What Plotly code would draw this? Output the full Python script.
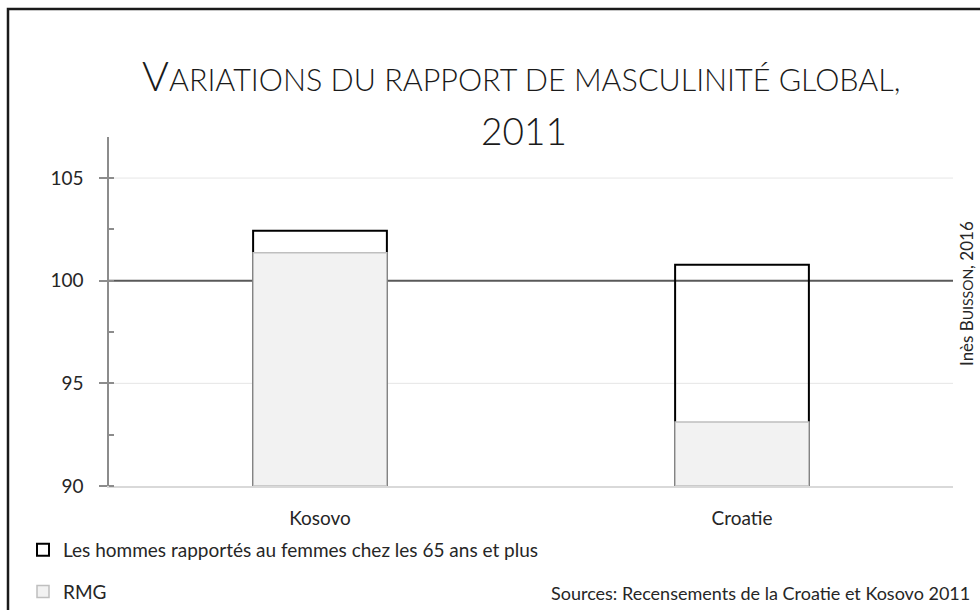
import plotly.graph_objects as go

categories = ["Kosovo", "Croatie"]
hommes_65_plus = [102.43, 100.78]
rmg = [101.36, 93.12]
y_ticks = [90, 95, 100, 105]
reference_line = 100
base_value = 90
legend_names = ["Les hommes rapportés au femmes chez les 65 ans et plus", "RMG"]

FONT = "Lato"
TXT = "#262626"

# plot area in pixels: x 109..953, y 137..486
L, R, T, B = 109, 27, 137, 124
PW, PH = 980 - L - R, 610 - T - B


def px(x):
    return (x - L) / PW


def py(y):
    return (610 - B - y) / PH


fig = go.Figure()
fig.add_trace(go.Bar(
    x=categories, y=[v - base_value for v in hommes_65_plus], base=base_value,
    name=legend_names[0], width=0.317,
    marker=dict(color="rgba(255,255,255,0)", line=dict(color="#000000", width=2)),
    legendgroup="a",
))
fig.add_trace(go.Bar(
    x=categories, y=[v - base_value for v in rmg], base=base_value,
    name=legend_names[1], width=0.317,
    marker=dict(color="#f2f2f2", line=dict(color="#bfbfbf", width=1.5)),
    legendgroup="b",
))

grid_shapes = [
    dict(type="line", xref="paper", yref="y", x0=0, x1=1, y0=t, y1=t,
         line=dict(color="#e6e6e6", width=1), layer="below")
    for t in y_ticks if t not in (base_value, reference_line)
]

fig.update_layout(
    width=980, height=610,
    margin=dict(l=L, r=R, t=T, b=B, autoexpand=False),
    paper_bgcolor="white", plot_bgcolor="white",
    barmode="overlay",
    font=dict(family=FONT, size=19, color=TXT),
    showlegend=True,
    legend=dict(
        x=px(23), y=py(531), xanchor="left", yanchor="top",
        orientation="v", tracegroupgap=14, itemwidth=30,
        font=dict(family=FONT, size=19, color=TXT),
        bgcolor="rgba(0,0,0,0)",
    ),
    xaxis=dict(
        type="category", showgrid=False, showline=True, linecolor="#d9d9d9", linewidth=1.5,
        ticks="", tickfont=dict(family=FONT, size=19, color=TXT), ticklabelstandoff=14,
        zeroline=False,
    ),
    yaxis=dict(
        range=[90, 107], tickvals=y_ticks, showgrid=False,
        showline=True, linecolor="#8c8c8c", linewidth=1.5,
        ticks="outside", ticklen=8, tickcolor="#8c8c8c", tickwidth=1.5,
        minor=dict(dtick=2.5, ticks="inside", ticklen=5, tickcolor="#8c8c8c", tickwidth=1.5, showgrid=False),
        tickfont=dict(family=FONT, size=19, color=TXT), ticklabelstandoff=12,
        zeroline=False,
    ),
    shapes=grid_shapes + [
        dict(type="line", xref="paper", yref="y", x0=0, x1=1, y0=reference_line, y1=reference_line,
             line=dict(color="#595959", width=2), layer="below"),
        dict(type="rect", xref="paper", yref="paper", x0=px(8), x1=px(1000), y0=py(9), y1=py(640),
             line=dict(color="#1a1a1a", width=2.5), fillcolor="rgba(0,0,0,0)", layer="above"),
    ],
    annotations=[
        dict(xref="paper", yref="paper", x=px(521), y=py(76), xanchor="center", yanchor="middle",
             text="<span style='font-size:41px'>V</span>ARIATIONS DU RAPPORT DE MASCULINITÉ GLOBAL,",
             showarrow=False, font=dict(family=FONT, size=30.5, color="#1a1a1a", weight=300)),
        dict(xref="paper", yref="paper", x=px(524), y=py(130), xanchor="center", yanchor="middle",
             text="2011",
             showarrow=False, font=dict(family=FONT, size=37, color="#1a1a1a", weight=300)),
        dict(xref="paper", yref="paper", x=px(972), y=py(593), xanchor="right", yanchor="middle",
             text="Sources: Recensements de la Croatie et Kosovo 2011",
             showarrow=False, font=dict(family=FONT, size=18, color=TXT)),
        dict(xref="paper", yref="paper", x=px(966), y=py(294), xanchor="center", yanchor="middle",
             text="Inès B<span style='font-size:14px'>UISSON</span>, 2016", textangle=-90,
             showarrow=False, font=dict(family=FONT, size=17, color=TXT)),
    ],
)

fig.write_html(
    "out.html",
    config={"displayModeBar": False},
    post_script="document.body.style.margin='0';document.body.style.overflow='hidden';",
)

> Problem details:
Begin at the first line of the material and copy each line exactly through the one containing "return (610 - B - y) / PH". Omit pictures.

> The completed task:
What Plotly code would draw this? Output the full Python script.
import plotly.graph_objects as go

categories = ["Kosovo", "Croatie"]
hommes_65_plus = [102.43, 100.78]
rmg = [101.36, 93.12]
y_ticks = [90, 95, 100, 105]
reference_line = 100
base_value = 90
legend_names = ["Les hommes rapportés au femmes chez les 65 ans et plus", "RMG"]

FONT = "Lato"
TXT = "#262626"

# plot area in pixels: x 109..953, y 137..486
L, R, T, B = 109, 27, 137, 124
PW, PH = 980 - L - R, 610 - T - B


def px(x):
    return (x - L) / PW


def py(y):
    return (610 - B - y) / PH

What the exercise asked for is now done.